- Born: c. 1958 Guanajato, Mexico
- Occupations: Health and community support worker
- Organization: Campesinos Sin Fronteras
- Honours: Arizona Women's Hall of Fame, 2023

= Emma Torres =

American community activist

Emma Torres (born c. 1959) is an American community and migrant rights activist from Arizona. In 1999 she co-founded Campesinos Sin Fronteras (Farmers without Borders), an organization dedicated to supporting immigrants and farm workers in the United States. She has spent over 40 years advocating for immigrant farm workers. In 2023, in recognition for her community involvement Torres was inducted into the Arizona Women's Hall of Fame.

== Biography ==
Emma Torres was born into a migrant farmworker family in Guanajato, Mexico. At age 5, she moved to San Luis, Arizona with her family. She first began working at farms in California when she was 13 years old. She did not finish elementary school. At age 24, her first husband died of leukemia. She could not speak English and had two children to raise. She pushed herself into education to make a better life for her children, later earning a bachelor's and masters degree.

In 1994, Torres and other local farmworkers and advocates in San Luis, Arizona organized the first Dia Del Campesino (Day of the Farm Worker) to provide community health support and access to services for workers in Yuma County, Arizona. Yuma County is one of the United States' biggest agricultural regions for winter produce and where more than 40,000 mostly migrant farmworkers work each season. Inspired by the success of this event, five years later in 1999, Torres co-founded Campesinos Sin Fronteras.

Torres has described the holistic support required by community health workers serving migrant and the low income population in her rural community, "I might go to someone’s home to talk about diabetes, but when I get there I see they have nothing to eat, they have a child in jail, or there is a situation of domestic violence and/or extreme poverty. All of these things need to be taken into account, so the promoter needs to have very good people skills in order to understand all this and help people in all of these possible ways.

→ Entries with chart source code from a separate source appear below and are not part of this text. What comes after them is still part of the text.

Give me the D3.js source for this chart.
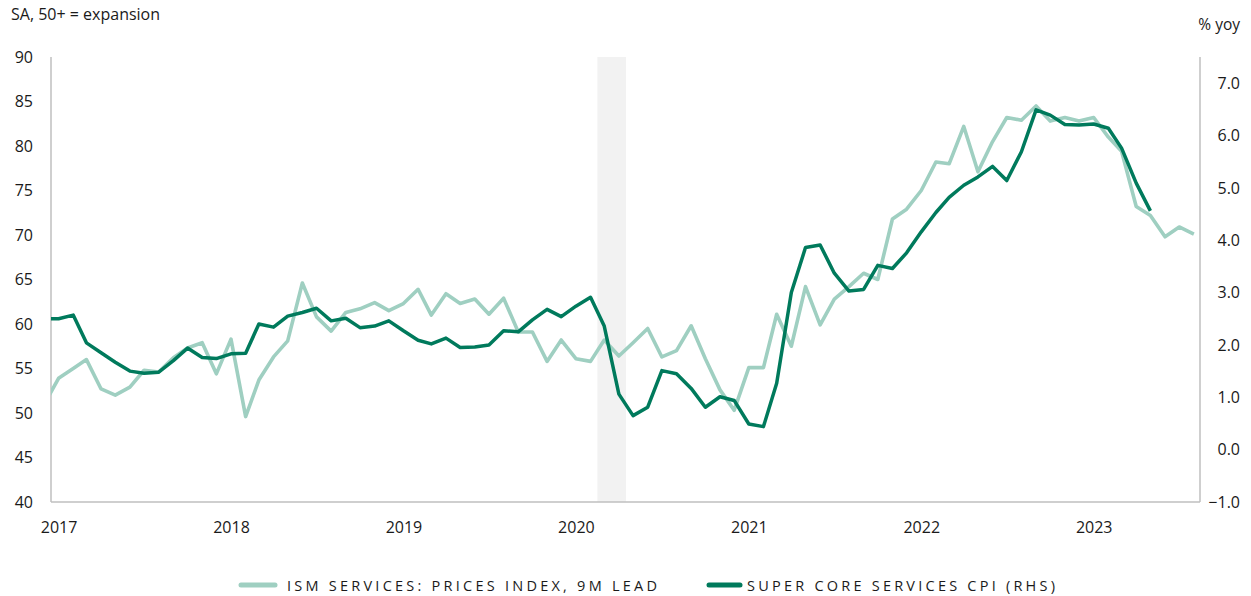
<!DOCTYPE html>
<html><head><meta charset="utf-8">
<script src="https://cdn.jsdelivr.net/npm/d3@7"></script>
<style>
html,body{margin:0;padding:0;background:#fff;}
svg{display:block;font-family:"Open Sans","Noto Sans",sans-serif;}
</style></head>
<body><svg id="c" width="1251" height="596"></svg>
<script>
// ---- data ----
const startMonth = "2016-12"; // first monthly observation
const ismPrices = [50.9,
  53.9,55.0,56.0,52.7,52.0,52.9,54.8,54.6,56.2,57.3,57.9,54.4,
  58.3,49.6,53.7,56.3,58.1,64.6,60.8,59.2,61.3,61.7,62.4,61.5,
  62.3,63.9,61.0,63.4,62.3,62.8,61.1,62.9,59.1,59.1,55.8,58.2,
  56.1,55.8,58.2,56.4,57.9,59.5,56.3,57.0,59.8,56.1,52.6,50.3,
  55.1,55.1,61.1,57.5,64.2,59.9,62.8,64.2,65.7,65.0,71.8,72.9,
  75.0,78.2,78.0,82.2,77.1,80.5,83.2,82.9,84.5,82.8,83.2,82.8,
  83.2,81.0,79.4,73.2,72.2,69.8,70.9,70.1];
const superCore = [2.50,
  2.50,2.57,2.04,1.85,1.67,1.50,1.46,1.48,1.70,1.94,1.76,1.74,
  1.83,1.84,2.40,2.34,2.55,2.62,2.70,2.46,2.51,2.33,2.36,2.46,
  2.27,2.09,2.02,2.13,1.95,1.96,2.00,2.27,2.25,2.48,2.68,2.54,
  2.74,2.91,2.36,1.06,0.65,0.81,1.51,1.45,1.17,0.81,1.01,0.94,
  0.49,0.44,1.27,3.00,3.86,3.91,3.37,3.03,3.06,3.52,3.46,3.76,
  4.16,4.53,4.82,5.05,5.21,5.41,5.14,5.69,6.49,6.39,6.21,6.20,
  6.22,6.14,5.76,5.09,4.56];
const recessionMonths = ["2020-03","2020-04"];
const leftTicks = [40,45,50,55,60,65,70,75,80,85,90];
const rightTicks = [-1,0,1,2,3,4,5,6,7];
const yearTicks = ["2017","2018","2019","2020","2021","2022","2023"];
const seriesNames = ["ISM SERVICES: PRICES INDEX, 9M LEAD","SUPER CORE SERVICES CPI (RHS)"];
const leftTitle = "SA, 50+ = expansion";
const rightTitle = "% yoy";

// ---- setup ----
const parseM = d3.utcParse("%Y-%m");
const t0 = parseM(startMonth);
const monthAt = i => d3.utcMonth.offset(t0, i);
const L = 51, R = 1200, T = 57, B = 502;
const lightC = "#9fcfc1", darkC = "#007a5c", axisC = "#bfbfbf", textC = "#1a1a1a";

const x = d3.scaleUtc().domain([Date.UTC(2016,11,16), Date.UTC(2023,7,14)]).range([L, R]);
const yL = d3.scaleLinear().domain([40, 90]).range([B, T]);
const yR = d3.scaleLinear().domain([-1, 7.5]).range([B, T]);

const svg = d3.select("#c");
svg.append("defs").append("clipPath").attr("id","clip")
  .append("rect").attr("x",L).attr("y",T).attr("width",R-L).attr("height",B-T);

// recession band
const r0 = parseM(recessionMonths[0]), r1 = parseM(recessionMonths[recessionMonths.length-1]);
const bx0 = (x(d3.utcMonth.offset(r0,-1)) + x(r0))/2;
const bx1 = (x(r1) + x(d3.utcMonth.offset(r1,1)))/2;
svg.append("rect").attr("x",bx0).attr("y",T).attr("width",bx1-bx0).attr("height",B-T).attr("fill","#f2f2f2");

// axes
const gL = svg.append("g").attr("transform",`translate(${L},0)`)
  .call(d3.axisLeft(yL).tickValues(leftTicks).tickSize(0).tickPadding(18).tickFormat(d3.format("d")));
const gR = svg.append("g").attr("transform",`translate(${R},0)`)
  .call(d3.axisRight(yR).tickValues(rightTicks).tickSize(0).tickPadding(12).tickFormat(d3.format(".1f")));
gR.selectAll("text").attr("text-anchor","end").attr("dx","28");
const gX = svg.append("g").attr("transform",`translate(0,${B})`)
  .call(d3.axisBottom(x).tickValues(yearTicks.map(y=>d3.utcParse("%Y")(y))).tickSize(0).tickPadding(20).tickFormat(d3.utcFormat("%Y")));
[gL,gR,gX].forEach(g=>{
  g.select(".domain").attr("stroke",axisC).attr("stroke-width",1.5);
  g.selectAll("text").attr("fill",textC).attr("font-size",16).attr("font-family","'Open Sans',sans-serif");
});
gL.select(".domain").attr("d",`M0,${T}V${B}`);
gR.select(".domain").attr("d",`M0,${T}V${B}`);
gX.select(".domain").attr("d",`M${L},0H${R}`);

// lines
const plot = svg.append("g").attr("clip-path","url(#clip)");
plot.append("path").datum(ismPrices)
  .attr("fill","none").attr("stroke",lightC).attr("stroke-width",3.6).attr("stroke-linejoin","round")
  .attr("d", d3.line().x((d,i)=>x(monthAt(i))).y(d=>yL(d)));
plot.append("path").datum(superCore)
  .attr("fill","none").attr("stroke",darkC).attr("stroke-width",3.5).attr("stroke-linejoin","round")
  .attr("d", d3.line().x((d,i)=>x(monthAt(i))).y(d=>yR(d)));

// titles
svg.append("text").attr("x",11).attr("y",20).attr("font-size",16).attr("fill",textC).text(leftTitle);
svg.append("text").attr("x",1240).attr("y",30).attr("text-anchor","end").attr("font-size",15.5).attr("fill",textC).text(rightTitle);

// legend
const leg = [
  {name:seriesNames[0], color:lightC, x1:241, x2:275, tx:287, tw:370},
  {name:seriesNames[1], color:darkC, x1:709, x2:740, tx:747, tw:308}
];
const lg = svg.append("g");
leg.forEach(d=>{
  lg.append("line").attr("x1",d.x1).attr("x2",d.x2).attr("y1",585).attr("y2",585)
    .attr("stroke",d.color).attr("stroke-width",5).attr("stroke-linecap","round");
  lg.append("text").attr("x",d.tx).attr("y",591).attr("font-size",14.5).attr("fill",textC)
    .attr("textLength",d.tw).attr("lengthAdjust","spacing").text(d.name);
});
</script></body></html>
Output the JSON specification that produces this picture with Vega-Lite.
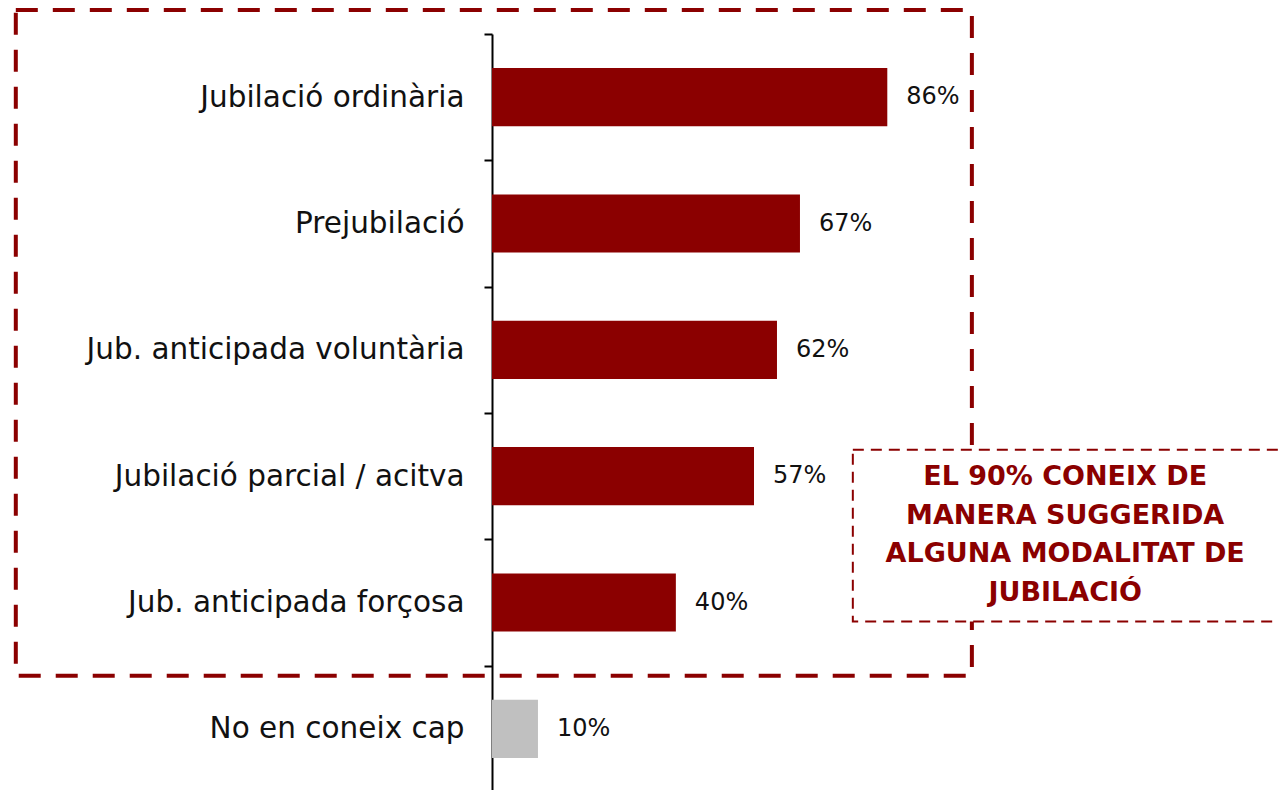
{
  "$schema": "https://vega.github.io/schema/vega-lite/v6.json",
  "autosize": "none",
  "padding": {"left": 492, "top": 34, "right": 0, "bottom": 0},
  "width": 786,
  "height": 758,
  "background": "white",
  "config": {"view": {"stroke": null}, "font": "DejaVu Sans"},
  "datasets": {
    "bars": [
      {"categoria": "Jubilació ordinària", "valor": 86, "etiqueta": "86%", "grup": "coneix"},
      {"categoria": "Prejubilació", "valor": 67, "etiqueta": "67%", "grup": "coneix"},
      {"categoria": "Jub. anticipada voluntària", "valor": 62, "etiqueta": "62%", "grup": "coneix"},
      {"categoria": "Jubilació parcial / acitva", "valor": 57, "etiqueta": "57%", "grup": "coneix"},
      {"categoria": "Jub. anticipada forçosa", "valor": 40, "etiqueta": "40%", "grup": "coneix"},
      {"categoria": "No en coneix cap", "valor": 10, "etiqueta": "10%", "grup": "cap"}
    ],
    "caixaGran": [{"x1": -103.6, "x2": 104.4, "y1": -0.19, "y2": 5.08}],
    "caixaPetita": [{"x1": 78.5, "x2": 172, "y1": 3.29, "y2": 4.65}],
    "nota": [{"x": 124.7, "y": 3.51, "text": "EL 90% CONEIX  DE\nMANERA SUGGERIDA\nALGUNA MODALITAT DE\nJUBILACIÓ"}]
  },
  "resolve": {"scale": {"y": "independent"}},
  "layer": [
    {
      "data": {"name": "caixaGran"},
      "mark": {"type": "rect", "fill": null, "stroke": "#8B0000", "strokeWidth": 4, "strokeDash": [22, 15], "clip": false},
      "encoding": {
        "x": {"field": "x1", "type": "quantitative", "scale": {"domain": [0, 171], "nice": false, "zero": false}, "axis": null},
        "x2": {"field": "x2"},
        "y": {"field": "y1", "type": "quantitative", "scale": {"domain": [0, 6], "reverse": true, "nice": false, "zero": false}, "axis": null},
        "y2": {"field": "y2"}
      }
    },
    {
      "data": {"name": "bars"},
      "encoding": {
        "y": {
          "field": "categoria", "type": "nominal", "sort": null,
          "scale": {"paddingInner": 0, "paddingOuter": 0},
          "axis": {
            "title": null, "domainColor": "#000000", "domainWidth": 2,
            "tickColor": "#000000", "tickWidth": 2, "tickSize": 8, "tickBand": "extent",
            "labelFontSize": 29.5, "labelColor": "#111111", "labelPadding": 20,
            "labelLimit": 500, "labelFont": "DejaVu Sans"
          }
        },
        "x": {"field": "valor", "type": "quantitative", "scale": {"domain": [0, 171], "nice": false, "zero": false}, "axis": null}
      },
      "layer": [
        {
          "mark": {"type": "bar", "height": {"band": 0.46}},
          "encoding": {
            "color": {"field": "grup", "type": "nominal", "scale": {"domain": ["coneix", "cap"], "range": ["#8B0000", "#C0C0C0"]}, "legend": null}
          }
        },
        {
          "mark": {"type": "text", "align": "left", "baseline": "middle", "dx": 19, "fontSize": 24, "color": "#111111"},
          "encoding": {"text": {"field": "etiqueta", "type": "nominal"}}
        }
      ]
    },
    {
      "data": {"name": "caixaPetita"},
      "mark": {"type": "rect", "fill": "white", "stroke": "#8B0000", "strokeWidth": 2, "strokeDash": [11, 7], "clip": false},
      "encoding": {
        "x": {"field": "x1", "type": "quantitative", "scale": {"domain": [0, 171], "nice": false, "zero": false}, "axis": null},
        "x2": {"field": "x2"},
        "y": {"field": "y1", "type": "quantitative", "scale": {"domain": [0, 6], "reverse": true, "nice": false, "zero": false}, "axis": null},
        "y2": {"field": "y2"}
      }
    },
    {
      "data": {"name": "nota"},
      "mark": {"type": "text", "align": "center", "baseline": "middle", "lineBreak": "\n", "lineHeight": 38.5, "fontSize": 27, "fontWeight": "bold", "color": "#8B0000"},
      "encoding": {
        "x": {"field": "x", "type": "quantitative", "scale": {"domain": [0, 171], "nice": false, "zero": false}, "axis": null},
        "y": {"field": "y", "type": "quantitative", "scale": {"domain": [0, 6], "reverse": true, "nice": false, "zero": false}, "axis": null},
        "text": {"field": "text", "type": "nominal"}
      }
    }
  ]
}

You can’t come in to solve one problem and just leave all the others unsolved."

=== Campesinos Sin Fronteras ===

Campesinos Sin Fronteras offers community health support, domestic violence support, health screenings and services for farm workers and migrants who often do not qualify for health insurance in the United States. The organization additionally supports advocacy for migrant workers rights and labor laws. Campesinos Sin Fronteras has become a model program that has inspired other community support organizations for farm workers across the United States. The organization operated two community health offices in San Luis and Somerton, Arizona.

Today, Torres remains the executive director of Campesinos Sin Fronteras. She is a nationally recognized Hispanic leader and immigrant activist. Under Torres' leadership, Campesinos Sin Fronteras has collaborated with the University of Arizona, the National Institute of Health and the United States Department of Health and Human Services to expand their programming for vulnerable populations. Campesinos sin Fronteras has worked both in Arizona and across the border to help their community confront health emergencies such as the Zika virus and the COVID-19 pandemic. In 2019, the organization initiated a summer youth leadership program for teenage children of farm workers. The organization serves more than 12,000 people from the Yuma community each year.

In 2021, Torres and Campesinos Sin Fronteras expanded their work to support incoming asylum seekers and refugees in the United States. After Campesinos Sin Fronteras found that the U.S. Border Patrol was releasing asylum seekers without resources in small towns in Yuma County, the organization stepped in to help, offering community care coordinators and support in communities where no permanent migrant shelters existed.

In 2023, Torres was inducted into the Arizona Women's Hall of Fame. In 2024, Dia Del Campesino marked its 30th year anniversary event.